LONDON — An American man was among the three victims stabbed to death in a park in the English town of Reading that is being treated as a terror attack, the US ambassador to Britain confirmed Monday.
Ambassador Woody Johnson offered his “deepest condolences” to the families of those killed in the attack on June 20. A 25-year-old man who is believed to be the lone attacker is in custody but officials said the motive for the carnage was unclear.
“Our thoughts are with all those affected,” Johnson said. “We condemn the attack absolutely and have offered our assistance to British law enforcement.”
Three people were killed and three others seriously wounded in the stabbing attack Saturday evening in Forbury Gardens park in Reading, a town of 200,000 people 40 miles (64 kilometres) west of London.
The Philadelphia Inquirer named the American victim as Joe Ritchie-Bennett, a friend of James Furlong, a history teacher named by his school as one of the victims.
Ritchie-Bennett was 39 and had moved to England from the US around 15 years ago. His father, Robert Ritchie, said his son worked for a law firm in London before taking a job about 10 years ago at a Dutch pharmaceutical company that had its British headquarters in Reading.
Britain’s official terrorism threat level remains at “substantial” after the attack.

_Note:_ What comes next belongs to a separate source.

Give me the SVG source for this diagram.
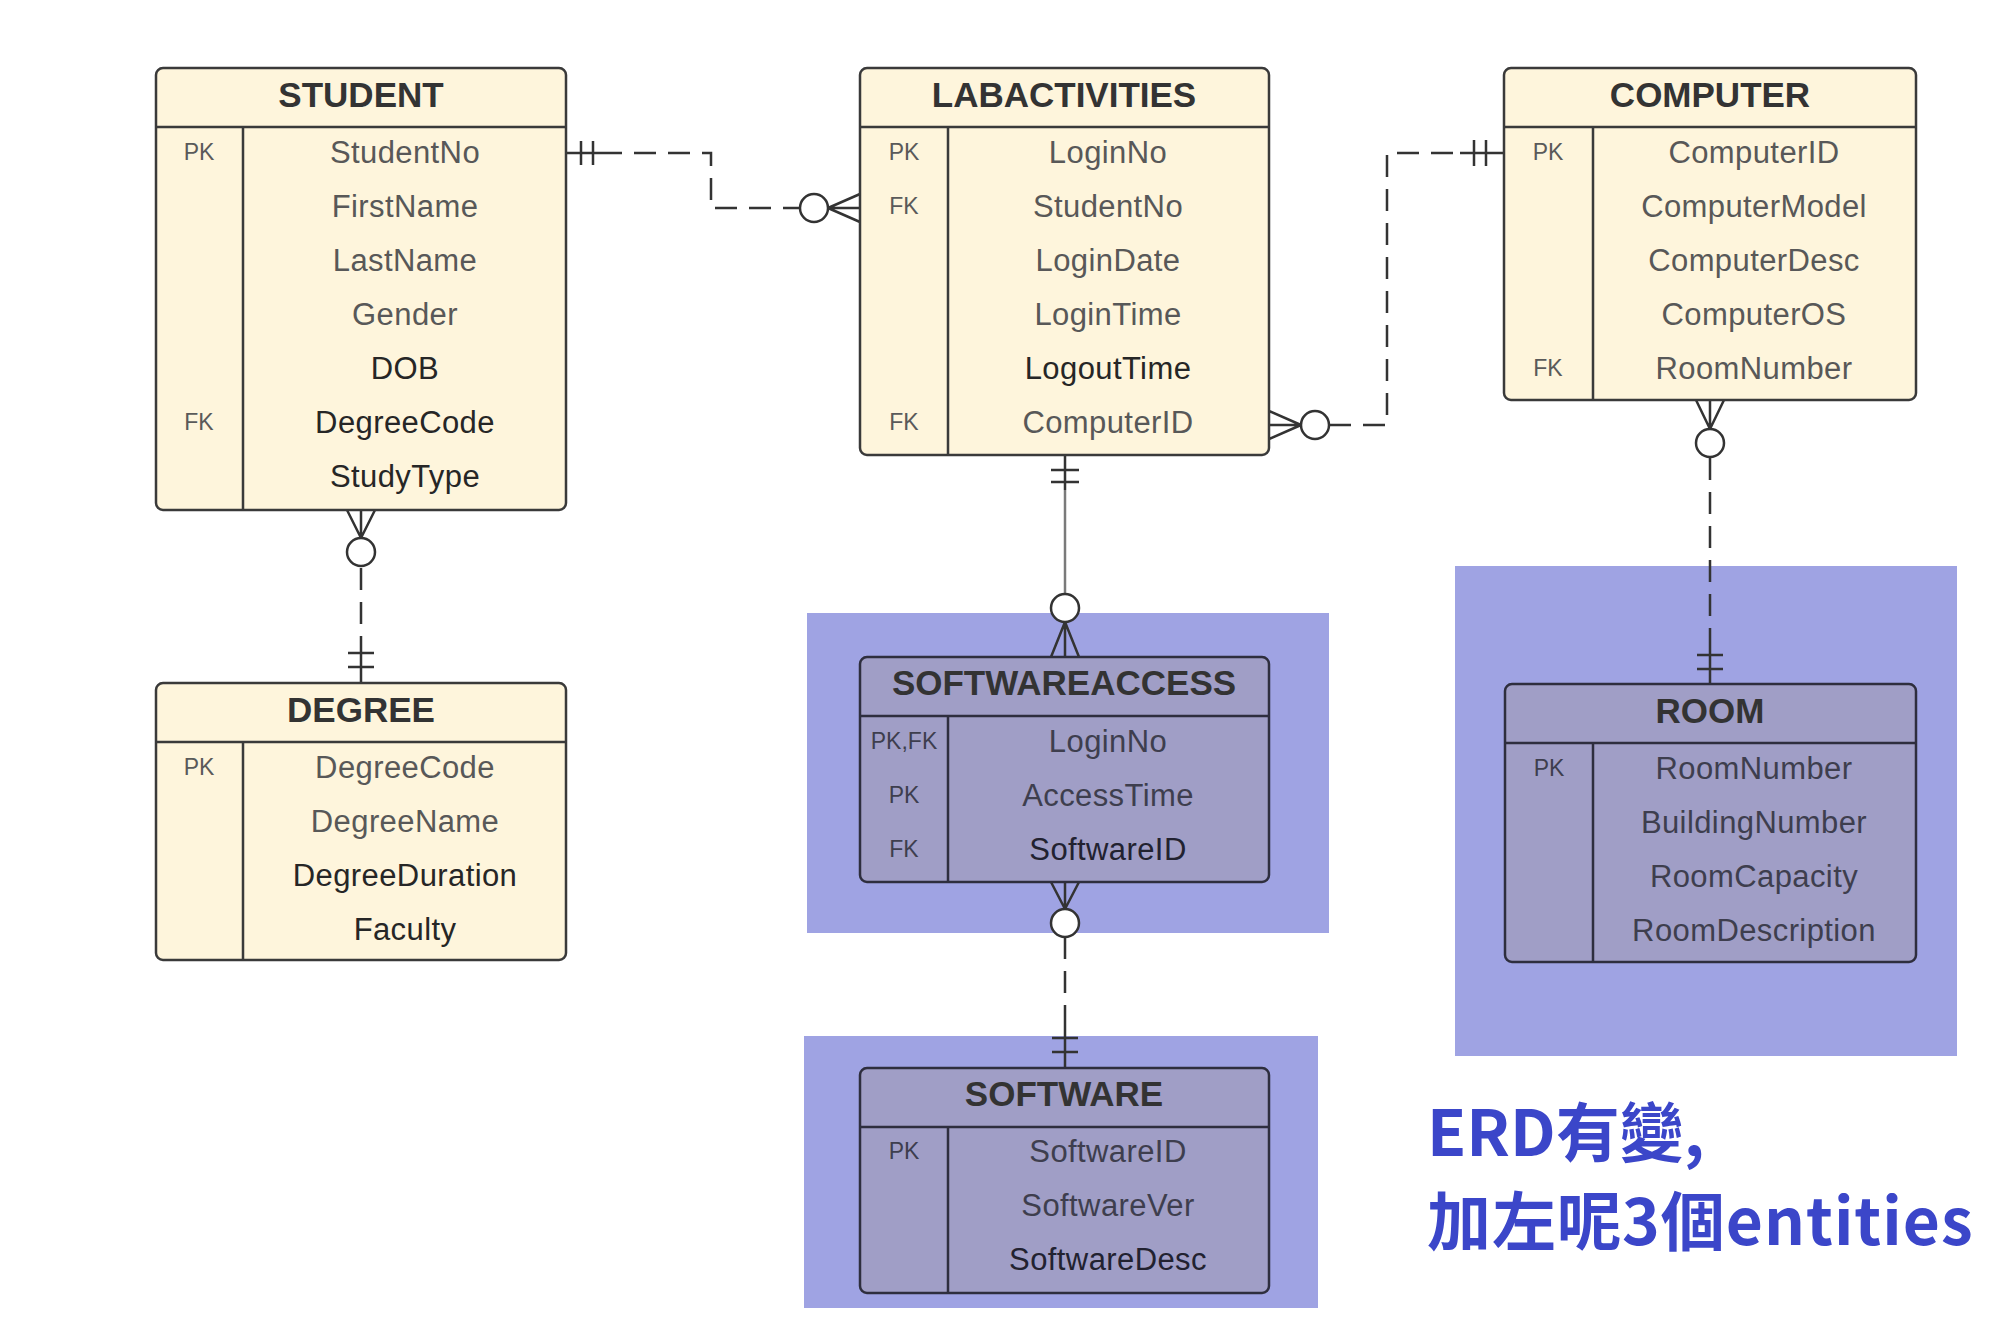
<svg xmlns="http://www.w3.org/2000/svg" width="2000" height="1322" viewBox="0 0 2000 1322">
<style>
.bg{fill:#fff}
.hlr{fill:#9FA3E3}
.box{fill:#FEF5DC;stroke:#3a3a3a;stroke-width:2.5}
.hl .box{fill:#A09EC6;stroke:#2e2e3e}
.sep{stroke:#3a3a3a;stroke-width:2.5;fill:none}
.hl .sep{stroke:#2e2e3e}
.ttl{font-family:"Liberation Sans",Arial,sans-serif;font-weight:bold;font-size:35px;fill:#333;text-anchor:middle;dominant-baseline:central}
.at{font-family:"Liberation Sans",Arial,sans-serif;font-size:31px;letter-spacing:0.4px;fill:#585858;text-anchor:middle;dominant-baseline:central}
.dk{fill:#262626}
.hl .at{fill:#3e3e4e}
.hl .dk{fill:#222230}
.key{font-family:"Liberation Sans",Arial,sans-serif;font-size:23px;fill:#5a5a5a;text-anchor:middle;dominant-baseline:central}
.hl .key{fill:#3e3e4e}
.ln{fill:none;stroke:#333;stroke-width:2.5}
.dash{stroke-dasharray:22 12}
.grey{stroke:#7a7a7a}
.circ{fill:#fff;stroke:#333;stroke-width:2.5}
.note{font-family:"Noto Sans CJK TC","Noto Sans",sans-serif;font-weight:bold;font-size:64px;fill:#3B46C9}
</style>
<rect class="bg" x="0" y="0" width="2000" height="1322"/>
<g id="highlights">
<rect class="hlr" x="807" y="613" width="522" height="320"/>
<rect class="hlr" x="804" y="1036" width="514" height="272"/>
<rect class="hlr" x="1455" y="566" width="502" height="490"/>
</g>
<g id="connectors">
<!-- STUDENT - LABACTIVITIES -->
<path class="ln" d="M566,153 H600"/>
<path class="ln dash" d="M600,153 H711 V208 H800"/>
<path class="ln" d="M800,208 H828"/>
<path class="ln" d="M581,141 V165 M593,141 V165"/>
<path class="ln" d="M828,208 L860,194 M828,208 L860,208 M828,208 L860,222"/>
<circle class="circ" cx="814" cy="208" r="14"/>
<!-- STUDENT - DEGREE -->
<path class="ln" d="M361,538 L347,510 M361,538 L361,510 M361,538 L375,510"/>
<path class="ln dash" d="M361,568 V640"/>
<path class="ln" d="M361,640 V683 M348,653 H374 M348,667 H374"/>
<circle class="circ" cx="361" cy="552" r="14"/>
<!-- LABACTIVITIES - COMPUTER -->
<path class="ln" d="M1301,425 L1269,411 M1301,425 L1269,425 M1301,425 L1269,439"/>
<path class="ln dash" d="M1329,425 H1387 V153 H1460"/>
<path class="ln" d="M1460,153 H1504 M1474,140 V166 M1486,140 V166"/>
<circle class="circ" cx="1315" cy="425" r="14"/>
<!-- LABACTIVITIES - SOFTWAREACCESS -->
<path class="ln" d="M1065,455 V490 M1051,470 H1079 M1051,482 H1079"/>
<path class="ln grey" d="M1065,490 V594"/>
<path class="ln" d="M1065,622 L1051,657 M1065,622 L1065,657 M1065,622 L1079,657"/>
<circle class="circ" cx="1065" cy="608" r="14"/>
<!-- SOFTWAREACCESS - SOFTWARE -->
<path class="ln" d="M1065,909 L1051,882 M1065,909 L1065,882 M1065,909 L1079,882"/>
<path class="ln dash" d="M1065,937 V1026"/>
<path class="ln" d="M1065,1026 V1068 M1052,1038 H1078 M1052,1052 H1078"/>
<circle class="circ" cx="1065" cy="923" r="14"/>
<!-- COMPUTER - ROOM -->
<path class="ln" d="M1710,429 L1696,400 M1710,429 L1710,400 M1710,429 L1724,400"/>
<path class="ln dash" d="M1710,458 V642"/>
<path class="ln" d="M1710,642 V684 M1697,655 H1723 M1697,669 H1723"/>
<circle class="circ" cx="1710" cy="443" r="14"/>
</g>
<g id="student">
<rect class="box" x="156" y="68" width="410" height="442" rx="7"/>
<path class="sep" d="M156,127 H566 M243,127 V510"/>
<text class="ttl" x="361" y="94">STUDENT</text>
<text class="key" x="199" y="152">PK</text>
<text class="key" x="199" y="422">FK</text>
<text class="at" x="405" y="152">StudentNo</text>
<text class="at" x="405" y="206">FirstName</text>
<text class="at" x="405" y="260">LastName</text>
<text class="at" x="405" y="314">Gender</text>
<text class="at dk" x="405" y="368">DOB</text>
<text class="at dk" x="405" y="422">DegreeCode</text>
<text class="at dk" x="405" y="476">StudyType</text>
</g>
<g id="labactivities">
<rect class="box" x="860" y="68" width="409" height="387" rx="7"/>
<path class="sep" d="M860,127 H1269 M948,127 V455"/>
<text class="ttl" x="1064" y="94">LABACTIVITIES</text>
<text class="key" x="904" y="152">PK</text>
<text class="key" x="904" y="206">FK</text>
<text class="key" x="904" y="422">FK</text>
<text class="at" x="1108" y="152">LoginNo</text>
<text class="at" x="1108" y="206">StudentNo</text>
<text class="at" x="1108" y="260">LoginDate</text>
<text class="at" x="1108" y="314">LoginTime</text>
<text class="at dk" x="1108" y="368">LogoutTime</text>
<text class="at" x="1108" y="422">ComputerID</text>
</g>
<g id="computer">
<rect class="box" x="1504" y="68" width="412" height="332" rx="7"/>
<path class="sep" d="M1504,127 H1916 M1593,127 V400"/>
<text class="ttl" x="1710" y="94">COMPUTER</text>
<text class="key" x="1548" y="152">PK</text>
<text class="key" x="1548" y="368">FK</text>
<text class="at" x="1754" y="152">ComputerID</text>
<text class="at" x="1754" y="206">ComputerModel</text>
<text class="at" x="1754" y="260">ComputerDesc</text>
<text class="at" x="1754" y="314">ComputerOS</text>
<text class="at" x="1754" y="368">RoomNumber</text>
</g>
<g id="degree">
<rect class="box" x="156" y="683" width="410" height="277" rx="7"/>
<path class="sep" d="M156,742 H566 M243,742 V960"/>
<text class="ttl" x="361" y="709">DEGREE</text>
<text class="key" x="199" y="767">PK</text>
<text class="at" x="405" y="767">DegreeCode</text>
<text class="at" x="405" y="821">DegreeName</text>
<text class="at dk" x="405" y="875">DegreeDuration</text>
<text class="at dk" x="405" y="929">Faculty</text>
</g>
<g id="softwareaccess" class="hl">
<rect class="box" x="860" y="657" width="409" height="225" rx="7"/>
<path class="sep" d="M860,716 H1269 M948,716 V882"/>
<text class="ttl" x="1064" y="682">SOFTWAREACCESS</text>
<text class="key" x="904" y="741">PK,FK</text>
<text class="key" x="904" y="795">PK</text>
<text class="key" x="904" y="849">FK</text>
<text class="at" x="1108" y="741">LoginNo</text>
<text class="at" x="1108" y="795">AccessTime</text>
<text class="at dk" x="1108" y="849">SoftwareID</text>
</g>
<g id="software" class="hl">
<rect class="box" x="860" y="1068" width="409" height="225" rx="7"/>
<path class="sep" d="M860,1127 H1269 M948,1127 V1293"/>
<text class="ttl" x="1064" y="1093">SOFTWARE</text>
<text class="key" x="904" y="1151">PK</text>
<text class="at" x="1108" y="1151">SoftwareID</text>
<text class="at" x="1108" y="1205">SoftwareVer</text>
<text class="at dk" x="1108" y="1259">SoftwareDesc</text>
</g>
<g id="room" class="hl">
<rect class="box" x="1505" y="684" width="411" height="278" rx="7"/>
<path class="sep" d="M1505,743 H1916 M1593,743 V962"/>
<text class="ttl" x="1710" y="710">ROOM</text>
<text class="key" x="1549" y="768">PK</text>
<text class="at" x="1754" y="768">RoomNumber</text>
<text class="at" x="1754" y="822">BuildingNumber</text>
<text class="at" x="1754" y="876">RoomCapacity</text>
<text class="at" x="1754" y="930">RoomDescription</text>
</g>
<g id="note">
<text class="note" x="1427" y="1156">ERD有變,</text>
<text class="note" x="1427" y="1245" letter-spacing="1">加左呢3個entities</text>
</g>
</svg>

British media said the suspect, widely identified as Khairi Saadallah, a Libyan refugee, fled the civil war in Libya and had been released from prison earlier this month, after serving time for a series of non-terror offenses.
He briefly came to the attention of the domestic intelligence agency MI5 last year and was said to have planned to travel abroad, reportedly to Syria.
But he was not deemed to be a substantial risk. His mental health is understood to be a factor for investigating officers.
Mark Rowley, a former assistant commissioner for specialist operations in the Metropolitan Police, said Saadallah would have been one of thousands of people on MI5’s watch list.
Some 3,000 people are under investigation at any one time but there are up to 40,000 people who have come up on the radar in relation to extremist ideology, he told BBC radio.
“To spot one of those who is going to go from a casual interest into a determined attacker… is the most wicked problem that the services face,” he added.
The reports about the suspect’s time in prison will again raise questions about the early release of offenders after two previous terror attacks in the past year.
In November, a convicted jihadist on parole was shot dead by police after stabbing five people — two fatally — near London Bridge in the heart of the British capital.